[Entries with chart source code]
_ _ _ _

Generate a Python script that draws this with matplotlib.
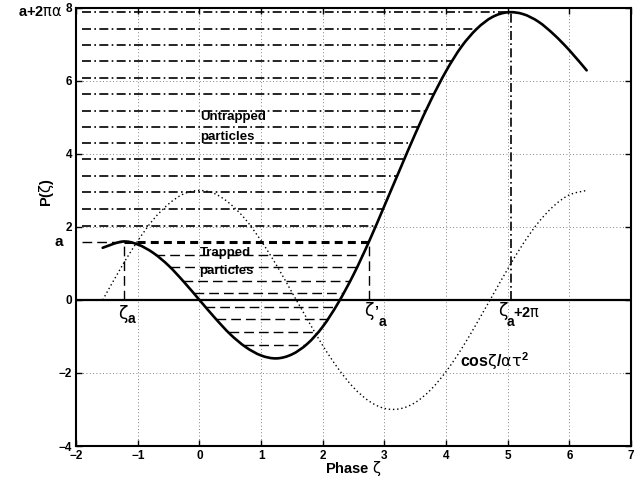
import numpy as np
import matplotlib
matplotlib.use('Agg')
import matplotlib.pyplot as plt
from matplotlib.path import Path
from matplotlib.patches import PathPatch

# ---------------- data ----------------
zeta = [-1.57, -1.25, -1.0, -0.75, -0.5, -0.25, 0.0, 0.25, 0.5, 0.75,
        1.0, 1.25, 1.5, 1.75, 2.0, 2.25, 2.5, 2.75, 3.0, 3.25, 3.5, 3.75,
        4.0, 4.25, 4.5, 4.75, 5.0, 5.25, 5.5, 5.75, 6.0, 6.28]
p_zeta = [1.43, 1.60, 1.52, 1.29, 0.94, 0.49, 0.00, -0.49, -0.94, -1.29,
          -1.52, -1.60, -1.49, -1.20, -0.73, -0.08, 0.70, 1.60, 2.58, 3.57, 4.55, 5.46,
          6.27, 6.94, 7.43, 7.75, 7.88, 7.83, 7.62, 7.27, 6.84, 6.29]
cos_curve = [0.00, 0.95, 1.62, 2.20, 2.63, 2.91, 3.00, 2.91, 2.63, 2.20,
             1.62, 0.95, 0.21, -0.53, -1.25, -1.88, -2.40, -2.77, -2.97, -2.98, -2.81, -2.46,
             -1.96, -1.34, -0.63, 0.11, 0.85, 1.54, 2.13, 2.58, 2.88, 3.00]

zeta_a = -1.23
zeta_a_prime = 2.75
zeta_a_2pi = 5.05
a_level = 1.6
top_level = 7.88
untrapped_levels = [7.88, 7.43, 6.98, 6.54, 6.09, 5.64, 5.19, 4.74, 4.30,
                    3.85, 3.40, 2.95, 2.50, 2.04]
trapped_levels = [1.24, 0.89, 0.53, 0.18, -0.18, -0.53, -0.89, -1.24]
line_start = -1.9

xticks = [-2, -1, 0, 1, 2, 3, 4, 5, 6, 7]
yticks = [-4, -2, 0, 2, 4, 6, 8]

# ---------------- style ----------------
plt.rcParams['font.family'] = ['Liberation Sans', 'DejaVu Sans']
plt.rcParams['mathtext.fontset'] = 'custom'
plt.rcParams['mathtext.rm'] = 'DejaVu Sans:weight=normal'
plt.rcParams['mathtext.it'] = 'DejaVu Sans:italic:weight=normal'
plt.rcParams['mathtext.bf'] = 'Liberation Sans:weight=bold'
plt.rcParams['mathtext.default'] = 'rm'

GREEK = ['DejaVu Sans']


def smooth_path(xs, ys):
    pts = np.column_stack([xs, ys]).astype(float)
    n = len(pts)
    verts = [pts[0]]
    codes = [Path.MOVETO]
    for i in range(n - 1):
        p0 = pts[i - 1] if i > 0 else pts[i]
        p1 = pts[i]
        p2 = pts[i + 1]
        p3 = pts[i + 2] if i + 2 < n else pts[i + 1]
        verts += [p1 + (p2 - p0) / 6.0, p2 - (p3 - p1) / 6.0, p2]
        codes += [Path.CURVE4] * 3
    return Path(verts, codes)


fig = plt.figure(figsize=(6.4, 4.83), dpi=100)
ax = fig.add_axes([0.119, 0.0766, 0.867, 0.907])

Z = np.array(zeta)
P = np.array(p_zeta)
left_mask = (Z >= -1.25) & (Z <= 1.25)
right_mask = (Z >= 1.25) & (Z <= 5.0)
ZL, PL = Z[left_mask][::-1], P[left_mask][::-1]
ZR, PR = Z[right_mask], P[right_mask]

dashdot = (5.4, 2.0, 1.0, 2.0)
dashed = (7.0, 3.6)

# untrapped dash-dot lines
for lv in untrapped_levels:
    xe = np.interp(lv, PR, ZR)
    ax.plot([line_start, xe], [lv, lv], color='black', lw=1.2, dashes=dashdot, zorder=3)

# level a
ax.plot([line_start, zeta_a], [a_level, a_level], color='black', lw=1.0,
        dashes=dashed, zorder=3)
ax.plot([zeta_a, zeta_a_prime], [a_level, a_level], color='black', lw=2.2,
        dashes=(2.6, 1.7), zorder=3)

# trapped dashed lines
for lv in trapped_levels:
    xs = np.interp(lv, PL, ZL)
    xe = np.interp(lv, PR, ZR)
    ax.plot([xs, xe], [lv, lv], color='black', lw=1.0, dashes=dashed, zorder=3)

# vertical markers
ax.plot([zeta_a, zeta_a], [0, a_level], color='black', lw=1.0, dashes=dashed, zorder=3)
ax.plot([zeta_a_prime, zeta_a_prime], [0, a_level], color='black', lw=1.0,
        dashes=dashed, zorder=3)
ax.plot([zeta_a_2pi, zeta_a_2pi], [0, top_level], color='black', lw=1.2,
        dashes=dashdot, zorder=3)

# zero line
ax.axhline(0, color='black', lw=1.6, zorder=4)

# curves
ax.add_patch(PathPatch(smooth_path(zeta, cos_curve), fill=False, edgecolor='black',
                       lw=1.0, linestyle=(0, (1, 2)), zorder=4))
ax.add_patch(PathPatch(smooth_path(zeta, p_zeta), fill=False, edgecolor='black',
                       lw=1.9, zorder=5, capstyle='round', joinstyle='round'))

# axes
ax.set_xlim(-2, 7)
ax.set_ylim(-4, 8)
ax.set_xticks(xticks)
ax.set_yticks(yticks)
ax.tick_params(direction='in', top=True, right=True, length=4, width=1.0,
               labelsize=8.5, pad=3)
for lab in ax.get_xticklabels() + ax.get_yticklabels():
    lab.set_fontweight('bold')
ax.grid(True, color='0.35', linewidth=0.6, linestyle=(0, (1, 3)))
ax.set_axisbelow(True)
for s in ax.spines.values():
    s.set_linewidth(1.5)

ax.set_xlabel(r'Phase $\zeta$', fontsize=10.5, fontweight='bold')
ax.xaxis.set_label_coords(0.5, -0.030)
ax.set_ylabel(r'P($\zeta$)', fontsize=10.5, fontweight='bold')
ax.yaxis.set_label_coords(-0.036, 0.578)

# annotations on the y axis
ax.text(-0.023, a_level, 'a', transform=ax.get_yaxis_transform(), ha='right',
        va='center', fontsize=11, fontweight='bold')
ax.text(-0.024, top_level, r'a+2$\pi\alpha$', transform=ax.get_yaxis_transform(),
        ha='right', va='center', fontsize=10.5, fontweight='bold')

# zeta markers (zeta glyph, then bold subscript placed separately)
def zeta_label(x, y, sub_x, sub_y):
    ax.text(x, y, 'ζ', family=GREEK, fontsize=12.5, ha='left', va='baseline', zorder=6)
    ax.text(sub_x, sub_y, 'a', fontsize=10, fontweight='bold', ha='left',
            va='baseline', zorder=6)

zeta_label(-1.32, -0.51, -1.16, -0.63)
zeta_label(2.674, -0.45, 2.905, -0.71)
ax.text(2.835, -0.42, '’', fontsize=10, fontweight='bold', ha='left', va='baseline', zorder=6)
zeta_label(4.85, -0.45, 4.985, -0.71)
ax.text(5.09, -0.47, r'+2$\pi$', fontsize=10.5, fontweight='bold', ha='left',
        va='baseline', zorder=6)

ax.text(4.23, -1.84, r'cos$\zeta$/$\alpha\tau^\mathbf{2}$', ha='left', va='baseline',
        fontsize=11.5, fontweight='bold', zorder=6)

ax.text(0.01, 5.01, 'Untrapped', ha='left', va='center', fontsize=9.5,
        fontweight='bold', zorder=6)
ax.text(0.01, 4.47, 'particles', ha='left', va='center', fontsize=9.5,
        fontweight='bold', zorder=6)
ax.text(0.0, 1.30, 'Trapped', ha='left', va='center', fontsize=9.5,
        fontweight='bold', zorder=2)
ax.text(0.0, 0.79, 'particles', ha='left', va='center', fontsize=9.5,
        fontweight='bold', zorder=2)

fig.savefig('out.png', dpi=100)
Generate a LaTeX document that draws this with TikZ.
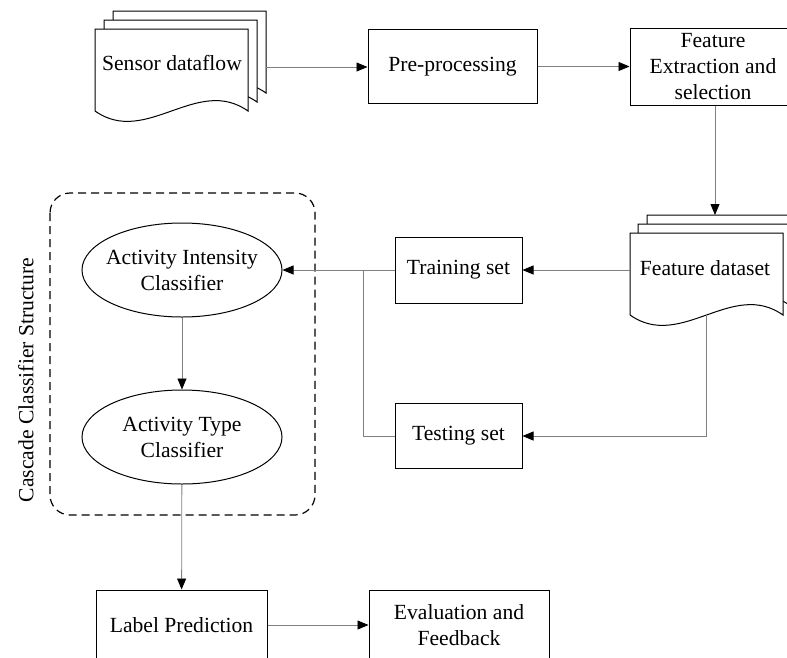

_ _ _ _

Copy nothing but the lines from the top of the data down to the line containing "yticks = [-4, -2, 0, 2, 4, 6, 8]", and leave the pictures out.

### The result
Generate a Python script that draws this with matplotlib.
import numpy as np
import matplotlib
matplotlib.use('Agg')
import matplotlib.pyplot as plt
from matplotlib.path import Path
from matplotlib.patches import PathPatch

# ---------------- data ----------------
zeta = [-1.57, -1.25, -1.0, -0.75, -0.5, -0.25, 0.0, 0.25, 0.5, 0.75,
        1.0, 1.25, 1.5, 1.75, 2.0, 2.25, 2.5, 2.75, 3.0, 3.25, 3.5, 3.75,
        4.0, 4.25, 4.5, 4.75, 5.0, 5.25, 5.5, 5.75, 6.0, 6.28]
p_zeta = [1.43, 1.60, 1.52, 1.29, 0.94, 0.49, 0.00, -0.49, -0.94, -1.29,
          -1.52, -1.60, -1.49, -1.20, -0.73, -0.08, 0.70, 1.60, 2.58, 3.57, 4.55, 5.46,
          6.27, 6.94, 7.43, 7.75, 7.88, 7.83, 7.62, 7.27, 6.84, 6.29]
cos_curve = [0.00, 0.95, 1.62, 2.20, 2.63, 2.91, 3.00, 2.91, 2.63, 2.20,
             1.62, 0.95, 0.21, -0.53, -1.25, -1.88, -2.40, -2.77, -2.97, -2.98, -2.81, -2.46,
             -1.96, -1.34, -0.63, 0.11, 0.85, 1.54, 2.13, 2.58, 2.88, 3.00]

zeta_a = -1.23
zeta_a_prime = 2.75
zeta_a_2pi = 5.05
a_level = 1.6
top_level = 7.88
untrapped_levels = [7.88, 7.43, 6.98, 6.54, 6.09, 5.64, 5.19, 4.74, 4.30,
                    3.85, 3.40, 2.95, 2.50, 2.04]
trapped_levels = [1.24, 0.89, 0.53, 0.18, -0.18, -0.53, -0.89, -1.24]
line_start = -1.9

xticks = [-2, -1, 0, 1, 2, 3, 4, 5, 6, 7]
yticks = [-4, -2, 0, 2, 4, 6, 8]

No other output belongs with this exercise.